AVAILABLE RECORDS ->
※

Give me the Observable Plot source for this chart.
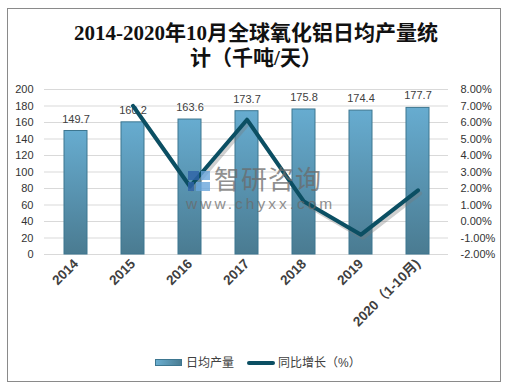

※

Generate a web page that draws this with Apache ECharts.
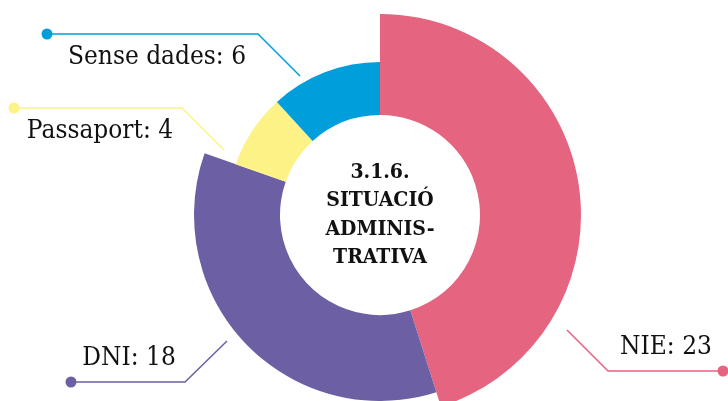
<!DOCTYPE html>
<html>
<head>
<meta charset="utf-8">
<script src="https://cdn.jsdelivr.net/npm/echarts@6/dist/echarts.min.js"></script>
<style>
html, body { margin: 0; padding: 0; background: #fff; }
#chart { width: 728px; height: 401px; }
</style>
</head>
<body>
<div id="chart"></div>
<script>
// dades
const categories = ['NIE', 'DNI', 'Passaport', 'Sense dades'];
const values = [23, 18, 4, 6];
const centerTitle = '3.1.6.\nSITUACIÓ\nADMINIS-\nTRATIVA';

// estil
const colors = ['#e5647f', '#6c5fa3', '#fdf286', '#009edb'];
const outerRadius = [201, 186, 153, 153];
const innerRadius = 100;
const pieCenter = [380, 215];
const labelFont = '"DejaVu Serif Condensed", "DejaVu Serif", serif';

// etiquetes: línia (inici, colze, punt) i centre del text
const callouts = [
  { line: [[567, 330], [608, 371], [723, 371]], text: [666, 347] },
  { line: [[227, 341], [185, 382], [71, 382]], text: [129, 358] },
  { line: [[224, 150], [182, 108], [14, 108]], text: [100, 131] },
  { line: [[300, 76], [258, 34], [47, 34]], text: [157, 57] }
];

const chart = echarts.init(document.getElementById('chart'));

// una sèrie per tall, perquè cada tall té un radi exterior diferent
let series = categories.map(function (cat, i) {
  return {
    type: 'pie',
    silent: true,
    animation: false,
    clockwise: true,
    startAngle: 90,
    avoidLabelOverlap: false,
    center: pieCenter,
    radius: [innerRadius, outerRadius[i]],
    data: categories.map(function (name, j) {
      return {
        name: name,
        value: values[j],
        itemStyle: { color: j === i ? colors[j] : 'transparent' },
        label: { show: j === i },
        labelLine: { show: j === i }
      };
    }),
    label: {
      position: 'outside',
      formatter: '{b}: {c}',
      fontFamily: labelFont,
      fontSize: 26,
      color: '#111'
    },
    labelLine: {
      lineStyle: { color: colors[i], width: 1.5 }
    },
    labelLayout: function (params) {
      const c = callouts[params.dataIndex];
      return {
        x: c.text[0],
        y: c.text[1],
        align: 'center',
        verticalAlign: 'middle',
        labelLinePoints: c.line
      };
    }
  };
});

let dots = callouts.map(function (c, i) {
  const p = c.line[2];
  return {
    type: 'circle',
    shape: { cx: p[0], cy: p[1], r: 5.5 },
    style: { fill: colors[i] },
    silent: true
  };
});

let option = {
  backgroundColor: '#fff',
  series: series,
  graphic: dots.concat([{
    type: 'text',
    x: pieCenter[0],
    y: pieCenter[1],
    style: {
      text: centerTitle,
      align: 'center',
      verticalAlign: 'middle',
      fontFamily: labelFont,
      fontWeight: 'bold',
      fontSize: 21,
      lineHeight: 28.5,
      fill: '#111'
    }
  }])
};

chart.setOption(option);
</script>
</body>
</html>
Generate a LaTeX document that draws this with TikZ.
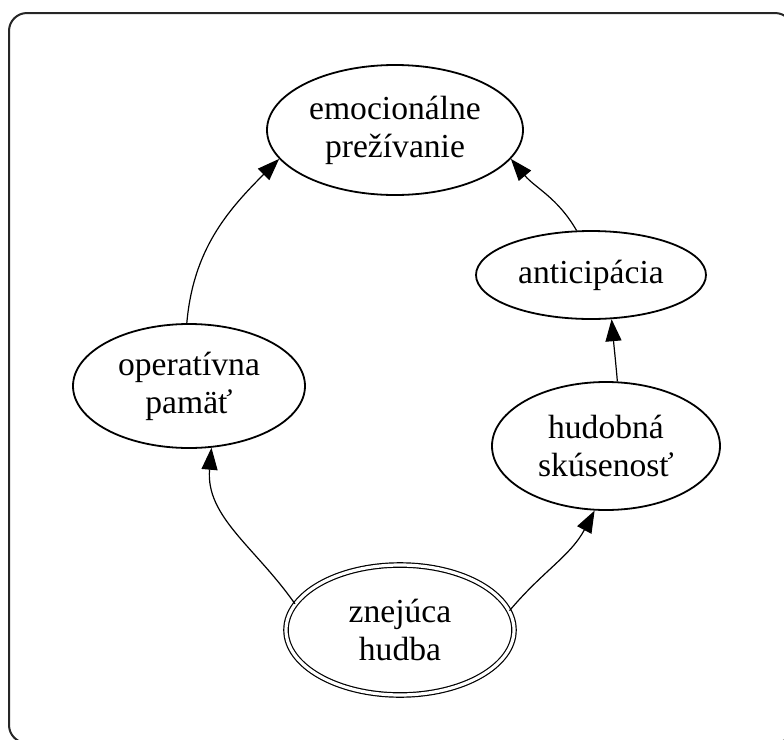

※

PROBLEM -> Nothing but the lines from the one containing "Generate a web" through the one containing "const chart = echarts.init(document.getElementById('chart'));" should appear in your copy, exactly as written and without pictures.

FINISHED TASK ->
Generate a web page that draws this with Apache ECharts.
<!DOCTYPE html>
<html>
<head>
<meta charset="utf-8">
<script src="https://cdn.jsdelivr.net/npm/echarts@6/dist/echarts.min.js"></script>
<style>
html, body { margin: 0; padding: 0; background: #fff; }
#chart { width: 728px; height: 401px; }
</style>
</head>
<body>
<div id="chart"></div>
<script>
// dades
const categories = ['NIE', 'DNI', 'Passaport', 'Sense dades'];
const values = [23, 18, 4, 6];
const centerTitle = '3.1.6.\nSITUACIÓ\nADMINIS-\nTRATIVA';

// estil
const colors = ['#e5647f', '#6c5fa3', '#fdf286', '#009edb'];
const outerRadius = [201, 186, 153, 153];
const innerRadius = 100;
const pieCenter = [380, 215];
const labelFont = '"DejaVu Serif Condensed", "DejaVu Serif", serif';

// etiquetes: línia (inici, colze, punt) i centre del text
const callouts = [
  { line: [[567, 330], [608, 371], [723, 371]], text: [666, 347] },
  { line: [[227, 341], [185, 382], [71, 382]], text: [129, 358] },
  { line: [[224, 150], [182, 108], [14, 108]], text: [100, 131] },
  { line: [[300, 76], [258, 34], [47, 34]], text: [157, 57] }
];

const chart = echarts.init(document.getElementById('chart'));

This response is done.